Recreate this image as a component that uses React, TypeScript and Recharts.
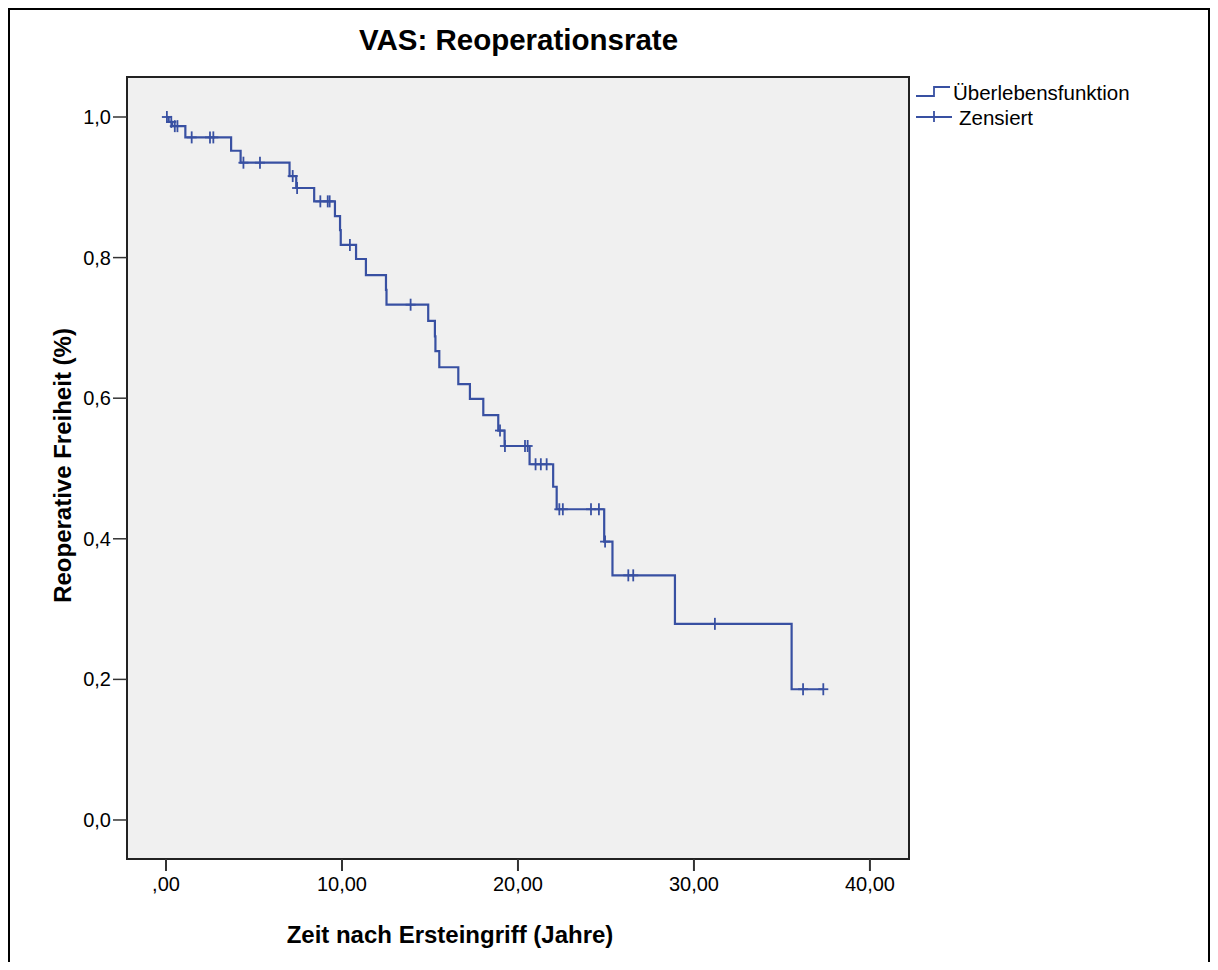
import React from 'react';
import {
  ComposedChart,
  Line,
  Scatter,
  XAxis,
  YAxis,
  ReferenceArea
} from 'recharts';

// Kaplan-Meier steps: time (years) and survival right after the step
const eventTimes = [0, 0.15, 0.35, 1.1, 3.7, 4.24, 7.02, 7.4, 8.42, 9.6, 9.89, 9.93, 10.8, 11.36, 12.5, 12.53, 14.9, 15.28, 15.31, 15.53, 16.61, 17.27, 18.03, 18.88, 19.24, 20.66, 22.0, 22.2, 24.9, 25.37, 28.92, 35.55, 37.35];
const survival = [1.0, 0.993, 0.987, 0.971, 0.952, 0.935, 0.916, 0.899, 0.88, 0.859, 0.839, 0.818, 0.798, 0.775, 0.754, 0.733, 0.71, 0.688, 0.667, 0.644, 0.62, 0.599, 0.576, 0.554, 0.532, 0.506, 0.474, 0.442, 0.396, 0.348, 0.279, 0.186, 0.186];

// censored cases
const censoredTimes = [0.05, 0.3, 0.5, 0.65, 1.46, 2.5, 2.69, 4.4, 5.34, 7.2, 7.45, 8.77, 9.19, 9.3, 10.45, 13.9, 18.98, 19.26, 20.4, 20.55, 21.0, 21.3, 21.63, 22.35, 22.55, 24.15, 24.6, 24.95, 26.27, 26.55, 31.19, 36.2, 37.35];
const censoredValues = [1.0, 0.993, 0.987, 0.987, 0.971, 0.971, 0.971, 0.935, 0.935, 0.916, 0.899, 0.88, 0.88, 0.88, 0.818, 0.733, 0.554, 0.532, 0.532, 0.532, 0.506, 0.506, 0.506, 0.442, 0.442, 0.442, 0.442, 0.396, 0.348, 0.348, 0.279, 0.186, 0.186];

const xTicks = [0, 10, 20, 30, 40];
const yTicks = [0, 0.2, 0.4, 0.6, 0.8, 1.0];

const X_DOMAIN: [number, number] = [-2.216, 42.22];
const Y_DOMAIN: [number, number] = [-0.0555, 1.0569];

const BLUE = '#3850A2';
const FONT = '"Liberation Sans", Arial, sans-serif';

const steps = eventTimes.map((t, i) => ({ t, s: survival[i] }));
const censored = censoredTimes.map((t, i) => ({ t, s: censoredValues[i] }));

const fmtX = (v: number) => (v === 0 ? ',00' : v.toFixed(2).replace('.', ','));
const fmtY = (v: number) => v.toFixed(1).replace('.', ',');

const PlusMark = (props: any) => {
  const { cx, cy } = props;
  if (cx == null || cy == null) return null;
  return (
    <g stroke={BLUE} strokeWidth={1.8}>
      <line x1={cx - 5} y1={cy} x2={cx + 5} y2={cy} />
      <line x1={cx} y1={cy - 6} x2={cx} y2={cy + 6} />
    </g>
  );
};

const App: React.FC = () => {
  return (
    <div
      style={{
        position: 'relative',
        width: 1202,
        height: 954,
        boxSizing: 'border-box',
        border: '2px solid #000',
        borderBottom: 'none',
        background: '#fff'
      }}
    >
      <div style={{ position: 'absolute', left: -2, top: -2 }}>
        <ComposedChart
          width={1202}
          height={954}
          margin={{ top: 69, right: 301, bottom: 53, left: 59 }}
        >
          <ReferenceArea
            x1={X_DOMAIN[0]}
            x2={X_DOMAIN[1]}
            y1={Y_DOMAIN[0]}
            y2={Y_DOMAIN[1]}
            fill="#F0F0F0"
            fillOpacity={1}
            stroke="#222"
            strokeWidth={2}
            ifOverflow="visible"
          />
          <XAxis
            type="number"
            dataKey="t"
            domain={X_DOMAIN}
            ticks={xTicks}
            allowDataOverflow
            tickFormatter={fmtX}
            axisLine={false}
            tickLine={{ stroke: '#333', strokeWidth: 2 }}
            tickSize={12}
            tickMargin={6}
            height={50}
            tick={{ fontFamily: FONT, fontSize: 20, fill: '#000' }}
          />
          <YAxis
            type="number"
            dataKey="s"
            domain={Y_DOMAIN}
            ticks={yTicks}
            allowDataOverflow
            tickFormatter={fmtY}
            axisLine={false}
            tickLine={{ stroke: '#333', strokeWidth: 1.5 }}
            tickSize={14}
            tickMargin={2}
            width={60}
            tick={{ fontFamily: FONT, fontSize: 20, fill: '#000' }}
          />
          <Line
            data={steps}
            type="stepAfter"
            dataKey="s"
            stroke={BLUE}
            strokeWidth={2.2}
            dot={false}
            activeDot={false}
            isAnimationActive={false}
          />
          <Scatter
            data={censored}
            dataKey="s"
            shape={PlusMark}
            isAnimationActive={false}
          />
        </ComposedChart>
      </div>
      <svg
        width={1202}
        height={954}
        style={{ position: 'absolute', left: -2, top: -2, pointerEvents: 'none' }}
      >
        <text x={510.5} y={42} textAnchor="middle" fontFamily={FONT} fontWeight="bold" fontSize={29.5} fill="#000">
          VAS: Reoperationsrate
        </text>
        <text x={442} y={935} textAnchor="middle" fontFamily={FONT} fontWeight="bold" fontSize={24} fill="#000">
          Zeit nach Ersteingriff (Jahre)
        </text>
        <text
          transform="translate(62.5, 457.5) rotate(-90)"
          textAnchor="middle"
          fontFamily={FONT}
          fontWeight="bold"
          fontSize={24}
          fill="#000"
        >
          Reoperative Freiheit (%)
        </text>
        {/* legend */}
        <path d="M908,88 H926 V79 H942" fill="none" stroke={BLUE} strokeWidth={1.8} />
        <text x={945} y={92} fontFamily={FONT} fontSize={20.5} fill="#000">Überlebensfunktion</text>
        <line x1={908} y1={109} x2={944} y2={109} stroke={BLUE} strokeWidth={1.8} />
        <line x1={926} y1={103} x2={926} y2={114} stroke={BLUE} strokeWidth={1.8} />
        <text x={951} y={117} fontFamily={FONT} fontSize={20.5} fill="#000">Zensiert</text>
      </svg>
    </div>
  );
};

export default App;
________________
▸ **Exercise goal**: Emit the lines of the material exactly, from its first line to the line containing "const Y_DOMAIN: [number, number]", inclusive; leave every picture out.

▸ **Solution**:
Recreate this image as a component that uses React, TypeScript and Recharts.
import React from 'react';
import {
  ComposedChart,
  Line,
  Scatter,
  XAxis,
  YAxis,
  ReferenceArea
} from 'recharts';

// Kaplan-Meier steps: time (years) and survival right after the step
const eventTimes = [0, 0.15, 0.35, 1.1, 3.7, 4.24, 7.02, 7.4, 8.42, 9.6, 9.89, 9.93, 10.8, 11.36, 12.5, 12.53, 14.9, 15.28, 15.31, 15.53, 16.61, 17.27, 18.03, 18.88, 19.24, 20.66, 22.0, 22.2, 24.9, 25.37, 28.92, 35.55, 37.35];
const survival = [1.0, 0.993, 0.987, 0.971, 0.952, 0.935, 0.916, 0.899, 0.88, 0.859, 0.839, 0.818, 0.798, 0.775, 0.754, 0.733, 0.71, 0.688, 0.667, 0.644, 0.62, 0.599, 0.576, 0.554, 0.532, 0.506, 0.474, 0.442, 0.396, 0.348, 0.279, 0.186, 0.186];

// censored cases
const censoredTimes = [0.05, 0.3, 0.5, 0.65, 1.46, 2.5, 2.69, 4.4, 5.34, 7.2, 7.45, 8.77, 9.19, 9.3, 10.45, 13.9, 18.98, 19.26, 20.4, 20.55, 21.0, 21.3, 21.63, 22.35, 22.55, 24.15, 24.6, 24.95, 26.27, 26.55, 31.19, 36.2, 37.35];
const censoredValues = [1.0, 0.993, 0.987, 0.987, 0.971, 0.971, 0.971, 0.935, 0.935, 0.916, 0.899, 0.88, 0.88, 0.88, 0.818, 0.733, 0.554, 0.532, 0.532, 0.532, 0.506, 0.506, 0.506, 0.442, 0.442, 0.442, 0.442, 0.396, 0.348, 0.348, 0.279, 0.186, 0.186];

const xTicks = [0, 10, 20, 30, 40];
const yTicks = [0, 0.2, 0.4, 0.6, 0.8, 1.0];

const X_DOMAIN: [number, number] = [-2.216, 42.22];
const Y_DOMAIN: [number, number] = [-0.0555, 1.0569];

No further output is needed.